Science and Intuition (the story continues…)
Regular readers of this blog may have noted that I seem to have a certain ‘attitude’ towards science. By that, I don’t mean I am against science (that would be like being ‘against’ blood because it makes me nauseous, not because I want to ban blood from the universe).
In the light of this apparent antipathy towards science, I would like to offer this article (in the UK Guardian) as an antidote. For a change, it is well-written and examines an aspect of science which is valuable to study…peoples’ attitudes towards it.
The article revolves around the publication of a book by “
is called The Canon, and subtitled ‘A Whirligig Tour of the Beautiful Basics of Science’. ” The premise of the article is that people are functionally illiterate in scientific things.
The reasons for this, however, are not clear-cut. There has always been a divide between science and humanities, labeled as the Two Cultures, by writer and physicist C. P. Snow. However, many people think it is getting worse. Partly it may be because
“…science is something for kids - still pervades much of our thinking, and characterises the presentation of science in culture. Part of it is the notion that argues science is just a bunch of facts with no overarching coherence. Just as bad are the media, which insist on ghettoising science and serving it up as cliches: scientists as boffins, with permanent bad-hair days; science as controversy, always set up for polarised clashes with religion.”

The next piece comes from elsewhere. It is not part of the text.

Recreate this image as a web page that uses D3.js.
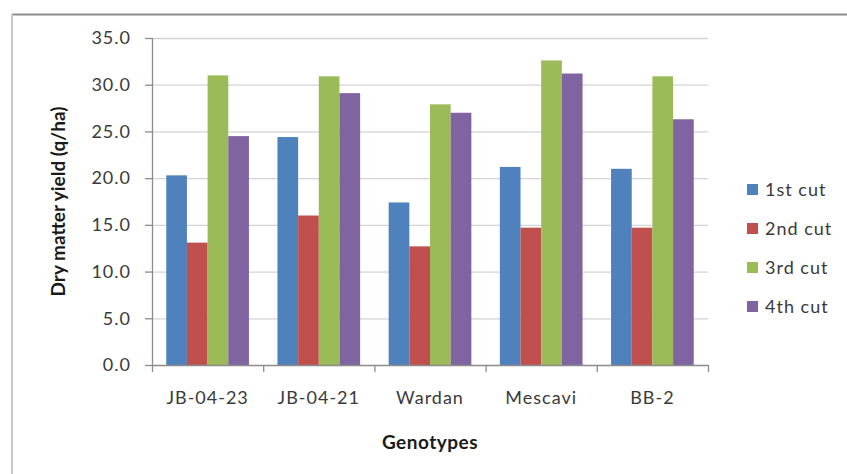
<!DOCTYPE html>
<html>
<head>
<meta charset="utf-8">
<script src="https://cdn.jsdelivr.net/npm/d3@7/dist/d3.min.js"></script>
<style>
  html,body{margin:0;padding:0;background:#fff;}
  #chart{width:847px;height:474px;}
  text{font-family:Lato,"Open Sans",sans-serif;}
</style>
</head>
<body>
<div id="chart"></div>
<script>
const genotypes=["JB-04-23","JB-04-21","Wardan","Mescavi","BB-2"];
const cuts=["1st cut","2nd cut","3rd cut","4th cut"];
const cut1=[20.3,24.4,17.4,21.2,21.0];
const cut2=[13.1,16.0,12.7,14.7,14.7];
const cut3=[31.0,30.9,27.9,32.6,30.9];
const cut4=[24.5,29.1,27.0,31.2,26.3];
const yTicks=[0,5,10,15,20,25,30,35];

(function(){
  const series=[cut1,cut2,cut3,cut4];
  const colors=["#4f81bd","#c0504d","#9bbb59","#8064a2"];
  const W=847,H=474;
  const m={top:38,left:152,right:139,bottom:109};
  const w=W-m.left-m.right, h=H-m.top-m.bottom;
  const tickFont=t=>t.attr("font-size",18).attr("letter-spacing","1px")
    .attr("fill","#3a3a3a").attr("font-family","Lato");

  const svg=d3.select("#chart").append("svg").attr("width",W).attr("height",H);

  // outer chart frame (only top and left edges show in the crop)
  svg.append("line").attr("x1",12).attr("x2",W).attr("y1",14.5).attr("y2",14.5)
    .attr("stroke","#8c8c8c").attr("stroke-width",2);
  svg.append("line").attr("x1",12).attr("x2",12).attr("y1",14).attr("y2",H)
    .attr("stroke","#c8c8c8").attr("stroke-width",2);

  const g=svg.append("g").attr("transform",`translate(${m.left},${m.top})`);

  const x0=d3.scaleBand().domain(genotypes).range([0,w]).paddingInner(0).paddingOuter(0);
  const x1=d3.scaleBand().domain(d3.range(cuts.length))
    .range([0,x0.bandwidth()]).paddingOuter(.69).paddingInner(0);
  const y=d3.scaleLinear().domain([0,35]).range([h,0]);

  // gridlines
  g.append("g").selectAll("line").data(yTicks.filter(t=>t>0)).join("line")
    .attr("x1",0).attr("x2",w).attr("y1",d=>y(d)+.5).attr("y2",d=>y(d)+.5)
    .attr("stroke","#d4d4d4").attr("stroke-width",1.3);

  // bars
  g.selectAll(".grp").data(genotypes).join("g")
    .attr("transform",d=>`translate(${x0(d)},0)`)
    .selectAll("rect").data((d,i)=>series.map((s,k)=>({k,v:s[i]}))).join("rect")
    .attr("x",d=>x1(d.k)).attr("width",x1.bandwidth())
    .attr("y",d=>y(d.v)).attr("height",d=>h-y(d.v))
    .attr("fill",d=>colors[d.k]);

  // y axis
  g.append("g")
    .call(d3.axisLeft(y).tickValues(yTicks).tickFormat(d3.format(".1f")).tickSize(7).tickPadding(14))
    .call(s=>s.select(".domain").attr("stroke","#8c8c8c").attr("stroke-width",1.3).attr("d",`M0.5,0V${h}`))
    .call(s=>s.selectAll("line").attr("stroke","#8c8c8c").attr("stroke-width",1.3))
    .call(s=>s.selectAll("text").call(tickFont));

  // x axis
  g.append("g").attr("transform",`translate(0,${h})`)
    .call(d3.axisBottom(x0).tickSize(0).tickPadding(26))
    .call(s=>s.select(".domain").attr("stroke","#8c8c8c").attr("stroke-width",1.3).attr("d",`M0,0.5H${w}`))
    .call(s=>s.selectAll("text").call(tickFont));
  g.append("g").attr("transform",`translate(0,${h})`)
    .selectAll("line").data(genotypes.map(d=>x0(d)).concat([w])).join("line")
    .attr("x1",d=>d+.5).attr("x2",d=>d+.5).attr("y1",0).attr("y2",7)
    .attr("stroke","#8c8c8c").attr("stroke-width",1.3);

  // axis titles
  svg.append("text").attr("x",m.left+w/2).attr("y",449)
    .attr("text-anchor","middle").attr("font-size",19).attr("font-weight",700)
    .attr("letter-spacing","0.5px").attr("fill","#1a1a1a").text("Genotypes");
  svg.append("text").attr("transform",`translate(65,${m.top+h/2}) rotate(-90)`)
    .attr("text-anchor","middle").attr("font-size",19).attr("font-weight",700)
    .attr("fill","#1a1a1a").text("Dry matter yield (q/ha)");

  // legend
  const lg=svg.append("g").attr("transform","translate(747,190)");
  const item=lg.selectAll("g").data(cuts).join("g")
    .attr("transform",(d,i)=>`translate(0,${i*39})`);
  item.append("rect").attr("x",0).attr("y",-6).attr("width",11).attr("height",11)
    .attr("fill",(d,i)=>colors[i]);
  item.append("text").attr("x",18).attr("y",6).call(tickFont).text(d=>d);
})();
</script>
</body>
</html>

But there’s also the political aspect, as Angier notes:
“‘Here in the US we have had the last seven years of this administration which has made everything about the two-cultures divide seem worse.’ But it is not just that. ‘Newspapers are getting rid of all their science pages; they are jettisoning all their science staff. The feeling is people don’t want to read it.’
The implications of this, and the resultant general scientific illiteracy, she believes, are possibly catastrophic. Forty-two per cent of Americans in a recent survey said they believed that humans had been on Earth since the beginning of time. ‘A geophysicist friend suggests we are at a critical crossroads just like the start of the Renaissance,’ Angier says, ‘where you couldn’t just leave reading and writing to the kings and priests anymore. Ordinary people have to keep up. In the world we live in, the new economy, you have to become scientifically literate or you will fall quickly from view.’”
Maybe the last part is a little too apocalyptic, but is to be expected from people desperately trying to defend their corner with little hope of success.
Apathy towards science comes, she believes from a lack of interest in what the future might hold. The climate changes with their front page pictures might, she hopes, bring back a renewed interest. In part it also comes from the stultifying way of teaching it which results in fewer and fewer students choosing to study it.
An alternative view is offered by John Brockman who has created The Edge as place where there is, “a marriage of physics and philosophy, astronomy and art.” His view is contrary to Angier’s in that he believes that the mass of people don’t think anyway. There has always been a select few who do the thinking of the mass. He also says that science is making the news (again contra Angier). But even he admits that he has so far not attracted any novelists to his meetings.
So the problem remains. Science is not seen as hot and sexy. (At least to the unthinking masses.) To many this seems to suggest an apocalyptic moment in cultural history.
Yet, the purpose of writing this now is to suggest that, science as a way of thinking, a way of being, can only accept part of the world. If it was able to embrace ESP, telekinesis, bi-location, auras, dowsing and so on, perhaps that would be attractive to many more people, but it wouldn’t be what scientists now would call science any more.
The underlying assumption in all these arguments over the validity of science and its place in society is that science not only has a right to be there, but it is the only discipline which has the right to study the world as it is (or is thought to be) and that in turn presupposes that the world that science presupposes to exist is the one and only one, and that it is the only one worth studying.
It is this attitude to which I have an antipathy. It is the attitude that science holds the master key, and if it could only find the door it could unlock the universe with it. Science has been and continues to be a remarkable testament to human achievement. Yet to assume that this upstart (culturally speaking) is the most complete and all-embracing view of the world is to fly in the face of human experience.
If it were a little more humble, if science were to admit that there were really exciting areas to investigate and that those areas would require a looser-fitting description of science, I would have far less irritation with it.
If our culture is turning its back on science, it makes sense to examine why that is happening rather than bemoan it. The mass of people may want a few to do their thinking for them in certain areas. But the mass of people is also responsible for bringing about change. And the few thinkers that Brockman espouses really would be well-advised to look at the mass and what it wants, where it’s going, and try to find out why and not stand in front of it waving their arms telling it it’s wrong.
As for me? I’m happy knowing that science can and does do nice things for me. I’m even happier knowing what I know about the world that most scientists wouldn’t accept as remote possibilities even after their 5th whisky!!
Intuition is the stronger, in my view, because it allows science it’s arena. Science is the weaker because it denies there are other arenas.